Records with drawing code:
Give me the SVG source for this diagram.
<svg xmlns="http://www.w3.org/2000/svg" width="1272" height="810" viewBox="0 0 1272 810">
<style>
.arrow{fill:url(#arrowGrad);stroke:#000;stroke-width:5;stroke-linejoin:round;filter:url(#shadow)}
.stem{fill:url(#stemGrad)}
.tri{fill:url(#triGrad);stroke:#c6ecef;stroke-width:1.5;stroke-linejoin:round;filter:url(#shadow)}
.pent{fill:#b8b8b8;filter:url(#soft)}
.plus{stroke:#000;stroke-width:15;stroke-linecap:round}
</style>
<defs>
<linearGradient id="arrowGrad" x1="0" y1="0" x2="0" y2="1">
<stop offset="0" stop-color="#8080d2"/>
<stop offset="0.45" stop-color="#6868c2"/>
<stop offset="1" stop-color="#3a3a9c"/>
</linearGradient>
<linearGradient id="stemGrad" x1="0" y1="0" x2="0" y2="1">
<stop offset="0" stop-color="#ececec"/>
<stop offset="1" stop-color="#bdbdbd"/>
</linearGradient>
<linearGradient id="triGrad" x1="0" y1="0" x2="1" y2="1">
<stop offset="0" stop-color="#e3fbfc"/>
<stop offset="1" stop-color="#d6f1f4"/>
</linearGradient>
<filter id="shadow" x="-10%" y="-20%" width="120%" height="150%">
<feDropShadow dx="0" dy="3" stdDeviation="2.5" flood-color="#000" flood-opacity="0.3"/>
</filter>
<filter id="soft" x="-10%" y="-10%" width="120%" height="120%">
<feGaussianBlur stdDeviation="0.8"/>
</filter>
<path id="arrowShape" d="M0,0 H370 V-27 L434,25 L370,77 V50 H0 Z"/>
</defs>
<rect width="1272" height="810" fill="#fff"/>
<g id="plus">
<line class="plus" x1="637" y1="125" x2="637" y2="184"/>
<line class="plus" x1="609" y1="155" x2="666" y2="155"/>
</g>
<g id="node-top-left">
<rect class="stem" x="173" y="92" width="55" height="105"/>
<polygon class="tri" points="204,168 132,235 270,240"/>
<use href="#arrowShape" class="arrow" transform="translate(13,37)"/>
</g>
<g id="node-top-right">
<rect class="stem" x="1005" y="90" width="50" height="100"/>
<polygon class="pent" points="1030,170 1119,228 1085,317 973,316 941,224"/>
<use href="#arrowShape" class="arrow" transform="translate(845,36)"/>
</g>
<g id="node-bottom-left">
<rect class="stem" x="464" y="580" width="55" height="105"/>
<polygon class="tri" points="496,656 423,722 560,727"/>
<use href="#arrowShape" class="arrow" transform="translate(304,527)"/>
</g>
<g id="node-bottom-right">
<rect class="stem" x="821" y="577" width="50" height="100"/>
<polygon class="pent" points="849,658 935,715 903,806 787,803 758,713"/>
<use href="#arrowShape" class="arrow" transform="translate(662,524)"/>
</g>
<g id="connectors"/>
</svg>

==

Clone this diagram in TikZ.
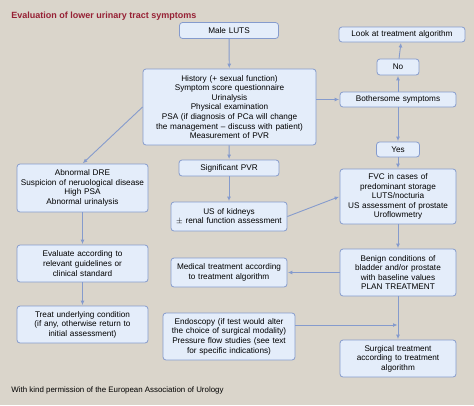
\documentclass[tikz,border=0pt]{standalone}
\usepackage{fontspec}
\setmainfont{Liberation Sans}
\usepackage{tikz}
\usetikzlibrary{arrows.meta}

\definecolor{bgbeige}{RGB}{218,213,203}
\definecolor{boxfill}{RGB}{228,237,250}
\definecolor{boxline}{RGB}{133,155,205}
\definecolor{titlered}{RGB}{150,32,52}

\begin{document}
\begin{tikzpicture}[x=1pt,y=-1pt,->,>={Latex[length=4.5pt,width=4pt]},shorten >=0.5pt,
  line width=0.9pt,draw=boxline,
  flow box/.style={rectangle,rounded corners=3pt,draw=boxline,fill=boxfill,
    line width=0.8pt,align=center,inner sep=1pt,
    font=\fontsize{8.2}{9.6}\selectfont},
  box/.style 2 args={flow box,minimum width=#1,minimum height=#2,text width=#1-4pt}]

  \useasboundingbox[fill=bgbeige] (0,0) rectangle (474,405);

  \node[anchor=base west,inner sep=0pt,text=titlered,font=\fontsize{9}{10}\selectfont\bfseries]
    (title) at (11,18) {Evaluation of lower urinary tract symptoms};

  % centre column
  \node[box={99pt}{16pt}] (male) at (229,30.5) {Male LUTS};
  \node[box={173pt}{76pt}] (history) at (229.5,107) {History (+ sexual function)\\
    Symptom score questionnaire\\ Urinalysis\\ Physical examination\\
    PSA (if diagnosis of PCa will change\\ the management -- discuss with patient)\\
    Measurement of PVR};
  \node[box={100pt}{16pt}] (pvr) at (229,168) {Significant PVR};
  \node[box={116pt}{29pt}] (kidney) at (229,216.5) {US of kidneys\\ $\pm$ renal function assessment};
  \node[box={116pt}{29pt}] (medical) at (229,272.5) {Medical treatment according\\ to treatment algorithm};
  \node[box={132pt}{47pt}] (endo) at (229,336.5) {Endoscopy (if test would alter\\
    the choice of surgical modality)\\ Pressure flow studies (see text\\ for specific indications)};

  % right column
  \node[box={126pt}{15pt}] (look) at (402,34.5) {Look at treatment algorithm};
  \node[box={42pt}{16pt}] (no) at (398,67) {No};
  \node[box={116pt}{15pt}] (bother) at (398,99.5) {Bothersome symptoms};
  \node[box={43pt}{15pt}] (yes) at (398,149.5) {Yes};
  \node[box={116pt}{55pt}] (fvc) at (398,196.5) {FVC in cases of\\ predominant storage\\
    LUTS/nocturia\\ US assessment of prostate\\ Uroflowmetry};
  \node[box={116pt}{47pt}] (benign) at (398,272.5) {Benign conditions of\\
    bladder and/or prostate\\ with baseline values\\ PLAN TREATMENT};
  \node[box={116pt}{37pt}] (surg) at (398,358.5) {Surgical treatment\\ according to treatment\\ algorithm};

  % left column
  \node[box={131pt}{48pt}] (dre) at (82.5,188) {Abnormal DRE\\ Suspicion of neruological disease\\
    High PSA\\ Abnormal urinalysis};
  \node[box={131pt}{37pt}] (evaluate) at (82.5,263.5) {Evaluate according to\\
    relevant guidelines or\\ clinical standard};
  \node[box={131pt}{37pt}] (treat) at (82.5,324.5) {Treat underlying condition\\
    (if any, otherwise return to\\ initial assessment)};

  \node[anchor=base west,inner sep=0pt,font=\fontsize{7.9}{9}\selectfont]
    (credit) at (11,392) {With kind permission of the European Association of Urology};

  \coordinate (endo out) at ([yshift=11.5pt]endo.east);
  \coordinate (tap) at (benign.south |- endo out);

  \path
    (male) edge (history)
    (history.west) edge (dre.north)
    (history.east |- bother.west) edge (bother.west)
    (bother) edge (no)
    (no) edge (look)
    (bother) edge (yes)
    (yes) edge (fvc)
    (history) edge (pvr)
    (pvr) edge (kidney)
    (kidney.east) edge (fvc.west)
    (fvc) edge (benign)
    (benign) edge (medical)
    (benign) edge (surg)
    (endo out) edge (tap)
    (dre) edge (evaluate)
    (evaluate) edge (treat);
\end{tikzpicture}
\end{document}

• _PROBLEM STATEMENT_
Print exactly the lines from the line containing "Clone this diagram in TikZ." through the line containing "(title) at (11,18)", and omit any picture found among them.

• _PROBLEM SOLUTION_
Clone this diagram in TikZ.
\documentclass[tikz,border=0pt]{standalone}
\usepackage{fontspec}
\setmainfont{Liberation Sans}
\usepackage{tikz}
\usetikzlibrary{arrows.meta}

\definecolor{bgbeige}{RGB}{218,213,203}
\definecolor{boxfill}{RGB}{228,237,250}
\definecolor{boxline}{RGB}{133,155,205}
\definecolor{titlered}{RGB}{150,32,52}

\begin{document}
\begin{tikzpicture}[x=1pt,y=-1pt,->,>={Latex[length=4.5pt,width=4pt]},shorten >=0.5pt,
  line width=0.9pt,draw=boxline,
  flow box/.style={rectangle,rounded corners=3pt,draw=boxline,fill=boxfill,
    line width=0.8pt,align=center,inner sep=1pt,
    font=\fontsize{8.2}{9.6}\selectfont},
  box/.style 2 args={flow box,minimum width=#1,minimum height=#2,text width=#1-4pt}]

  \useasboundingbox[fill=bgbeige] (0,0) rectangle (474,405);

  \node[anchor=base west,inner sep=0pt,text=titlered,font=\fontsize{9}{10}\selectfont\bfseries]
    (title) at (11,18) {Evaluation of lower urinary tract symptoms};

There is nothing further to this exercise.